## WHAT NEEDS TO BE DONE
Print all of the lines exactly. Any picture among them stays out.

________________

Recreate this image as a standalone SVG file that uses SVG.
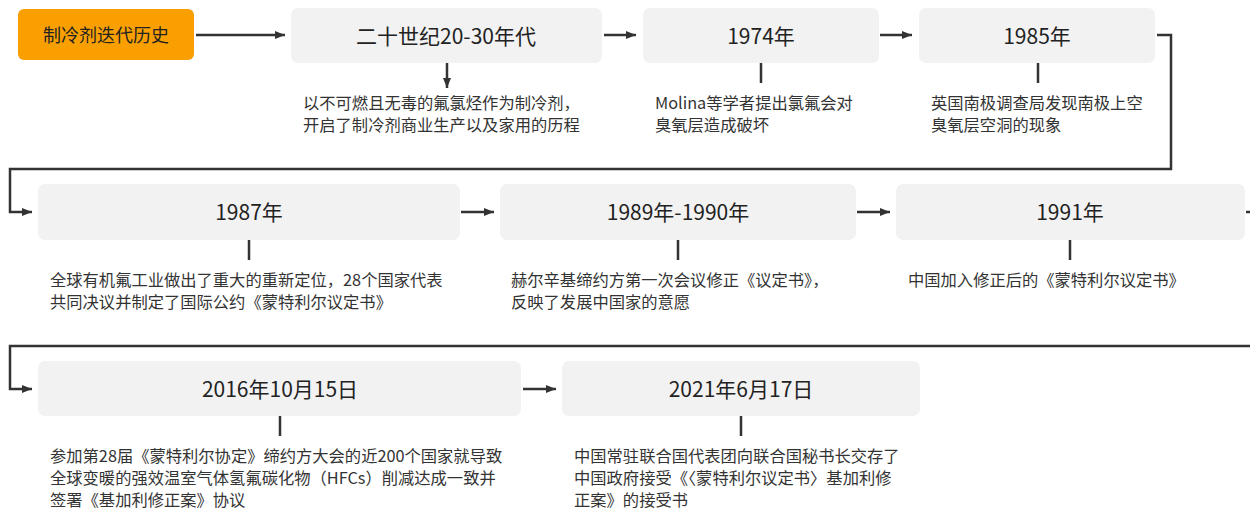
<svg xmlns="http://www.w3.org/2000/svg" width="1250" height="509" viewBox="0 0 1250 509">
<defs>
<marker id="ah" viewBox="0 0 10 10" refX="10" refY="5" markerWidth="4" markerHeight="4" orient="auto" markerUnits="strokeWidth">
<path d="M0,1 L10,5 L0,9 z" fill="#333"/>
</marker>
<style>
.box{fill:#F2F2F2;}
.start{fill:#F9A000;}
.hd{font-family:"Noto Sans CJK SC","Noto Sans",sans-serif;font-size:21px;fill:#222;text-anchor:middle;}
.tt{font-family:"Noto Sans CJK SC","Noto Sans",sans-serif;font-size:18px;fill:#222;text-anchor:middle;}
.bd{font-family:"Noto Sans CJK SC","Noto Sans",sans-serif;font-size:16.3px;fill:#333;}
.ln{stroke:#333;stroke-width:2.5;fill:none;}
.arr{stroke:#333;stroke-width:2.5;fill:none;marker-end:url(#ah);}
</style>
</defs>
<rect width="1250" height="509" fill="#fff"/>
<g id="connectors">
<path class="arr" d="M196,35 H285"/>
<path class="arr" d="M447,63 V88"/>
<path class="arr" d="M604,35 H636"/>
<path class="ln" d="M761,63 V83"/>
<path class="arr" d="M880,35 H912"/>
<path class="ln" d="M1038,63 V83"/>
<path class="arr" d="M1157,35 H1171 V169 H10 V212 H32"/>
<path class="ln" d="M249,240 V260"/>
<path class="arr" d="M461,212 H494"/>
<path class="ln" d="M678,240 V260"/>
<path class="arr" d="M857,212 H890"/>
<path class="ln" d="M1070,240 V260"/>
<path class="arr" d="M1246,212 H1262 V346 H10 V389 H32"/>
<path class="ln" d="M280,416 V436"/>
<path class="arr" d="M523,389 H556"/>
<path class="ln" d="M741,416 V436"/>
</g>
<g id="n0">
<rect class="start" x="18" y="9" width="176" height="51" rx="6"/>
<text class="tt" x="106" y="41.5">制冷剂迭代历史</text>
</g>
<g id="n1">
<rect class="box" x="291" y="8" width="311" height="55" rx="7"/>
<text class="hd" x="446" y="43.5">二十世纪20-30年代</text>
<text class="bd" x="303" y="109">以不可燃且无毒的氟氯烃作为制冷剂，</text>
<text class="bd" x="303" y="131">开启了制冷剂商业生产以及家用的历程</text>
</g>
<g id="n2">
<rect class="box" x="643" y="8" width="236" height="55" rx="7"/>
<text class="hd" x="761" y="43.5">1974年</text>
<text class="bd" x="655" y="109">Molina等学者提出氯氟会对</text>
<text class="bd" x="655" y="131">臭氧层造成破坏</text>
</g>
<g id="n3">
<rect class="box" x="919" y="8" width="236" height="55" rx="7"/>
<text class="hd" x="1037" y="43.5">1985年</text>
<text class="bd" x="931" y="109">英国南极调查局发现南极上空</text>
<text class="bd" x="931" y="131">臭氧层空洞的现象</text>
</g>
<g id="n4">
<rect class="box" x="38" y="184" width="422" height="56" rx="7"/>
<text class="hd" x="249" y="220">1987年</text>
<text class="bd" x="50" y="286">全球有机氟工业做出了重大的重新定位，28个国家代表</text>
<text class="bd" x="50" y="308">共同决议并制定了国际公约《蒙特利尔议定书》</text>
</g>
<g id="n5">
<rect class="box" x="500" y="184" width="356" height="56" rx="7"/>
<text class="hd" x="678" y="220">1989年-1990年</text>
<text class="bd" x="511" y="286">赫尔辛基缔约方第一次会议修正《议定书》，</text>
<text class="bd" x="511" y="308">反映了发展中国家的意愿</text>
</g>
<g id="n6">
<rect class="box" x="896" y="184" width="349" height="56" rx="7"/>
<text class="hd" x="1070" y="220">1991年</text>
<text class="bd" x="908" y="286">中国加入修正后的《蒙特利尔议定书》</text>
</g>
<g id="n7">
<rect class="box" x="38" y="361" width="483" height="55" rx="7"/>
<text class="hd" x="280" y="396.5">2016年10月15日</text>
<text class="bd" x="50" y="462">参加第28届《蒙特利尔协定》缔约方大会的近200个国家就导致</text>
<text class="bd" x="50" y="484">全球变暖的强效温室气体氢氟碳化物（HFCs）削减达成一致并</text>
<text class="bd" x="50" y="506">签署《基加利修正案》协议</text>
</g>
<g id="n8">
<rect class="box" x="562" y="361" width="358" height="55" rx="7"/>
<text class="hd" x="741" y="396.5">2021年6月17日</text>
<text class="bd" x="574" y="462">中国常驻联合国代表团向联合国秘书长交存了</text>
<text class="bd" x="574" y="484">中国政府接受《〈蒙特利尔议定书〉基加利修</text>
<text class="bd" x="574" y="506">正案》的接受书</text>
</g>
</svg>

________________

## EXPECTED OUTPUT
Recreate this image as a standalone SVG file that uses SVG.
<svg xmlns="http://www.w3.org/2000/svg" width="1250" height="509" viewBox="0 0 1250 509">
<defs>
<marker id="ah" viewBox="0 0 10 10" refX="10" refY="5" markerWidth="4" markerHeight="4" orient="auto" markerUnits="strokeWidth">
<path d="M0,1 L10,5 L0,9 z" fill="#333"/>
</marker>
<style>
.box{fill:#F2F2F2;}
.start{fill:#F9A000;}
.hd{font-family:"Noto Sans CJK SC","Noto Sans",sans-serif;font-size:21px;fill:#222;text-anchor:middle;}
.tt{font-family:"Noto Sans CJK SC","Noto Sans",sans-serif;font-size:18px;fill:#222;text-anchor:middle;}
.bd{font-family:"Noto Sans CJK SC","Noto Sans",sans-serif;font-size:16.3px;fill:#333;}
.ln{stroke:#333;stroke-width:2.5;fill:none;}
.arr{stroke:#333;stroke-width:2.5;fill:none;marker-end:url(#ah);}
</style>
</defs>
<rect width="1250" height="509" fill="#fff"/>
<g id="connectors">
<path class="arr" d="M196,35 H285"/>
<path class="arr" d="M447,63 V88"/>
<path class="arr" d="M604,35 H636"/>
<path class="ln" d="M761,63 V83"/>
<path class="arr" d="M880,35 H912"/>
<path class="ln" d="M1038,63 V83"/>
<path class="arr" d="M1157,35 H1171 V169 H10 V212 H32"/>
<path class="ln" d="M249,240 V260"/>
<path class="arr" d="M461,212 H494"/>
<path class="ln" d="M678,240 V260"/>
<path class="arr" d="M857,212 H890"/>
<path class="ln" d="M1070,240 V260"/>
<path class="arr" d="M1246,212 H1262 V346 H10 V389 H32"/>
<path class="ln" d="M280,416 V436"/>
<path class="arr" d="M523,389 H556"/>
<path class="ln" d="M741,416 V436"/>
</g>
<g id="n0">
<rect class="start" x="18" y="9" width="176" height="51" rx="6"/>
<text class="tt" x="106" y="41.5">制冷剂迭代历史</text>
</g>
<g id="n1">
<rect class="box" x="291" y="8" width="311" height="55" rx="7"/>
<text class="hd" x="446" y="43.5">二十世纪20-30年代</text>
<text class="bd" x="303" y="109">以不可燃且无毒的氟氯烃作为制冷剂，</text>
<text class="bd" x="303" y="131">开启了制冷剂商业生产以及家用的历程</text>
</g>
<g id="n2">
<rect class="box" x="643" y="8" width="236" height="55" rx="7"/>
<text class="hd" x="761" y="43.5">1974年</text>
<text class="bd" x="655" y="109">Molina等学者提出氯氟会对</text>
<text class="bd" x="655" y="131">臭氧层造成破坏</text>
</g>
<g id="n3">
<rect class="box" x="919" y="8" width="236" height="55" rx="7"/>
<text class="hd" x="1037" y="43.5">1985年</text>
<text class="bd" x="931" y="109">英国南极调查局发现南极上空</text>
<text class="bd" x="931" y="131">臭氧层空洞的现象</text>
</g>
<g id="n4">
<rect class="box" x="38" y="184" width="422" height="56" rx="7"/>
<text class="hd" x="249" y="220">1987年</text>
<text class="bd" x="50" y="286">全球有机氟工业做出了重大的重新定位，28个国家代表</text>
<text class="bd" x="50" y="308">共同决议并制定了国际公约《蒙特利尔议定书》</text>
</g>
<g id="n5">
<rect class="box" x="500" y="184" width="356" height="56" rx="7"/>
<text class="hd" x="678" y="220">1989年-1990年</text>
<text class="bd" x="511" y="286">赫尔辛基缔约方第一次会议修正《议定书》，</text>
<text class="bd" x="511" y="308">反映了发展中国家的意愿</text>
</g>
<g id="n6">
<rect class="box" x="896" y="184" width="349" height="56" rx="7"/>
<text class="hd" x="1070" y="220">1991年</text>
<text class="bd" x="908" y="286">中国加入修正后的《蒙特利尔议定书》</text>
</g>
<g id="n7">
<rect class="box" x="38" y="361" width="483" height="55" rx="7"/>
<text class="hd" x="280" y="396.5">2016年10月15日</text>
<text class="bd" x="50" y="462">参加第28届《蒙特利尔协定》缔约方大会的近200个国家就导致</text>
<text class="bd" x="50" y="484">全球变暖的强效温室气体氢氟碳化物（HFCs）削减达成一致并</text>
<text class="bd" x="50" y="506">签署《基加利修正案》协议</text>
</g>
<g id="n8">
<rect class="box" x="562" y="361" width="358" height="55" rx="7"/>
<text class="hd" x="741" y="396.5">2021年6月17日</text>
<text class="bd" x="574" y="462">中国常驻联合国代表团向联合国秘书长交存了</text>
<text class="bd" x="574" y="484">中国政府接受《〈蒙特利尔议定书〉基加利修</text>
<text class="bd" x="574" y="506">正案》的接受书</text>
</g>
</svg>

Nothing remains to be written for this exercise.